Finding Home at the Lake
/I grew up in the oppressive heat of Kansas with scorched grassland and the incessant sound of cicadas that I will forever associate with unrelenting sun. It is a myth that kids don’t notice the heat because I did and feel as if I spent the first 10 years of my life trying to escape it. I would run through the sprinkler or careen down the Slip N Slide until the cold water from the hose pulsed beneath my skin and when I couldn’t do that, I’d take refuge in the air conditioning, watching old sitcoms and eating freeze pops.
My summers changed when I was 11 and my mother bought a cabin in southern Missouri, just three hours from our house. We began spending weekends and vacations there and I forgot about the heat completely.
I learned to sit with the stillness of the lake in the morning and appreciate the quiet on the dock and the beauty of trees and sky reflected in calm water. I learned to run the outboard motor of the small fishing boat my mother got for me, giving me my first taste of independence. I learned to drive bigger boats, which taught me to be vigilant and careful. I learned to ski, to take chances and to believe in my own strength.
Though I was born to those hot Kansas summers, I was raised in the quiet coves and deep channels of the Lake of the Ozarks.
After college, I moved to Minnesota because the heat in Kansas wasn’t the only thing that felt oppressive and Minnesota offered new opportunities, both personal and professional. But leaving severed my ties to the cabin and the lake and that felt, in some ways, like losing not only my past but part of myself as well.
I didn’t know then that several years later, two of my close friends from college would move to Minneapolis and take me to their family’s cabin and introduce me to a new lake and I’d reclaim some of what I’d lost.
As with most things, our experience deepens over time and we see old things in new ways, which is especially true once you have kids. I have been able to enjoy the lake just as I did growing up but it’s different now. I enjoy a good cup of coffee and silence on the dock more than the cannonballs, splashing and loud laughter. I like the crackling of a campfire and the earthy smell of burning wood more than the s’mores. But I also get to experience it all anew through the eyes of my children and continue to learn alongside them.

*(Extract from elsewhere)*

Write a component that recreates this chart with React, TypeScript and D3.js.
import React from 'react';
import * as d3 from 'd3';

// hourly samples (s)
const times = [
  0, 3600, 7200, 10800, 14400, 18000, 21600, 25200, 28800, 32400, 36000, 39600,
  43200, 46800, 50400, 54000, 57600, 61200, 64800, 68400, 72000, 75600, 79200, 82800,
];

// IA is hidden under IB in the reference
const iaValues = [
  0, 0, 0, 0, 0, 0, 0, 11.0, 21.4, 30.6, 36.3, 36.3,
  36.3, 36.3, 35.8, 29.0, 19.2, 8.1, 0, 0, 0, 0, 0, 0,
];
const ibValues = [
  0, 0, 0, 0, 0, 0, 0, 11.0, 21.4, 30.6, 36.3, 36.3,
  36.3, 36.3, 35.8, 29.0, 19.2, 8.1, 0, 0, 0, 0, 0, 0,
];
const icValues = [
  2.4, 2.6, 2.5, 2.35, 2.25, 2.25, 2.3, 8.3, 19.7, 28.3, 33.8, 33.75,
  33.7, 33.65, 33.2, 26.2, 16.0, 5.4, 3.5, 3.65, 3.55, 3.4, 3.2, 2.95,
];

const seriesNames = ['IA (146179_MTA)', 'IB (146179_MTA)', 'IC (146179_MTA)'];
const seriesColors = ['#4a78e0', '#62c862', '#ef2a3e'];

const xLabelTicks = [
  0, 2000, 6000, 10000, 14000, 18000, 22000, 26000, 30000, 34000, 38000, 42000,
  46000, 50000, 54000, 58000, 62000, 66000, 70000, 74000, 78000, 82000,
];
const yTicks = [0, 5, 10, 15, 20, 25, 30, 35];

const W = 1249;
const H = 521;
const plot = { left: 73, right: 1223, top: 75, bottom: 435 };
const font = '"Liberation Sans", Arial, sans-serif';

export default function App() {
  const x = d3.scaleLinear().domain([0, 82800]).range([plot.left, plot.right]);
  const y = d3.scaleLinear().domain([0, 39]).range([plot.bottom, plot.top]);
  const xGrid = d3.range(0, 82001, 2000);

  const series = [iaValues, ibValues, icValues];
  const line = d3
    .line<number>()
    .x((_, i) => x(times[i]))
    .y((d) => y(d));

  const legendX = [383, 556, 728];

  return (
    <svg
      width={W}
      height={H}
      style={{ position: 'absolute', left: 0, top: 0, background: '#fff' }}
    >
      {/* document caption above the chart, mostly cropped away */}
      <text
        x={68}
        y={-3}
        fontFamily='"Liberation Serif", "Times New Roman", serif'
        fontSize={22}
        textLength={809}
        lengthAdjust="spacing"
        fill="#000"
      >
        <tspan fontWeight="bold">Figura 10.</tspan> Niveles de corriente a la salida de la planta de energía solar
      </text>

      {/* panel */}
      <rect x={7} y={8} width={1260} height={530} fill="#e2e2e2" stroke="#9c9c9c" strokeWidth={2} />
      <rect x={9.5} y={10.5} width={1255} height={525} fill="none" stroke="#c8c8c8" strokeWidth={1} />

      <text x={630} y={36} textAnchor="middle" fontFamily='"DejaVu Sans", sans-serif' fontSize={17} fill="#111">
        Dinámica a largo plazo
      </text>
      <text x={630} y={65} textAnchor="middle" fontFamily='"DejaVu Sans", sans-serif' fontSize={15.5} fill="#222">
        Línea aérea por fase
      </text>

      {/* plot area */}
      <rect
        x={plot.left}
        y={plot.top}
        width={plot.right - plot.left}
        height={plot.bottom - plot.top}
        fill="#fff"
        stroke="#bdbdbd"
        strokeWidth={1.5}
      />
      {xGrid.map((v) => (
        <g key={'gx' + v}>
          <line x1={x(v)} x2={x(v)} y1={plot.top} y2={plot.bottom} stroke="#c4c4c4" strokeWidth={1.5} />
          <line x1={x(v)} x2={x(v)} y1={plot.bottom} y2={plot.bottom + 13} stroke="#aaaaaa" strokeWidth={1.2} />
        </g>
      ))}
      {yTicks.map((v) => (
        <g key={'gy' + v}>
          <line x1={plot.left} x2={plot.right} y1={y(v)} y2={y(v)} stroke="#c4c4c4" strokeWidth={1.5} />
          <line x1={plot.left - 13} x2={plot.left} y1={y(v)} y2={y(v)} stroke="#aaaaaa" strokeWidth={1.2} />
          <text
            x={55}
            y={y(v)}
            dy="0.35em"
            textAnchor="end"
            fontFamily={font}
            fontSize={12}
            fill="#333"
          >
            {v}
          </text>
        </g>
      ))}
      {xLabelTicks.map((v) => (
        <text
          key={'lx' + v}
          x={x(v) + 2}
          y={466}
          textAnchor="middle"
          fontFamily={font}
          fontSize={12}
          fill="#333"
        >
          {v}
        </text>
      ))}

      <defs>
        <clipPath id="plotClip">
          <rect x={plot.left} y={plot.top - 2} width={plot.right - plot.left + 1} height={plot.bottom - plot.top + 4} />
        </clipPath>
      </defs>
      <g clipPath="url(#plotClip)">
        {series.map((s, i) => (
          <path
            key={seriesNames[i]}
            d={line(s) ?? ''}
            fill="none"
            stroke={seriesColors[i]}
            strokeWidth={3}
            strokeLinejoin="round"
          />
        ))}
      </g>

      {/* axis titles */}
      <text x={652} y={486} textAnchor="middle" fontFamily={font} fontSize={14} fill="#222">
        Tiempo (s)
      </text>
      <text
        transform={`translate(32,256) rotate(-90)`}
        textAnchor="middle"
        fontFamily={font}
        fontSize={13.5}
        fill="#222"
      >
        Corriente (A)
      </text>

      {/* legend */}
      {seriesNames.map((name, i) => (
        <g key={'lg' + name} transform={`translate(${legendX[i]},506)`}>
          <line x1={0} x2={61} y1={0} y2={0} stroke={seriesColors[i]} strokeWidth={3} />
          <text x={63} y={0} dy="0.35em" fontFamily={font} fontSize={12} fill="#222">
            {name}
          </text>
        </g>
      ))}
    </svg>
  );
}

I’ve watched my son, who is never still for long, stand in the water and try to catch a fish with his bare hands. He stood there, feet planted in the sand and hands hovering, for an hour and I told him it was unlikely he’d catch one that way but he did and we both learned the lesson of patience. I’ve watched my daughter climb back onto the tube after a terrible spill with her lip trembling and eyes watering but a fierce determination to do it again, teaching me once again to face my fears as she faces her own. My kids have learned to respect nature when it is gentle and when it is wild and can appreciate water like glass even more because they’ve seen dark clouds roll across the water and turn it to white caps. They have had years at the cabin and on the lake and now, as teens and tweens, they sit on the dock or on rafts in the water and share thoughts and jokes and secrets with their friends, making their own memories to which I am not always privy. I don’t know if they’ll have the same reverence for the lake that I do but, without a doubt, they have grown up knowing the unbridled joy of jumping into cool water on a hot summer day.
Though there are nearly 700 miles between the lake of my childhood and the lake my children will remember from their own, the experiences are personal yet universal. Perhaps the greatest gift of life on the lake, however, is that no matter the passage of time and the number of miles traveled, you can stand on the shoreline and know you have found your way home.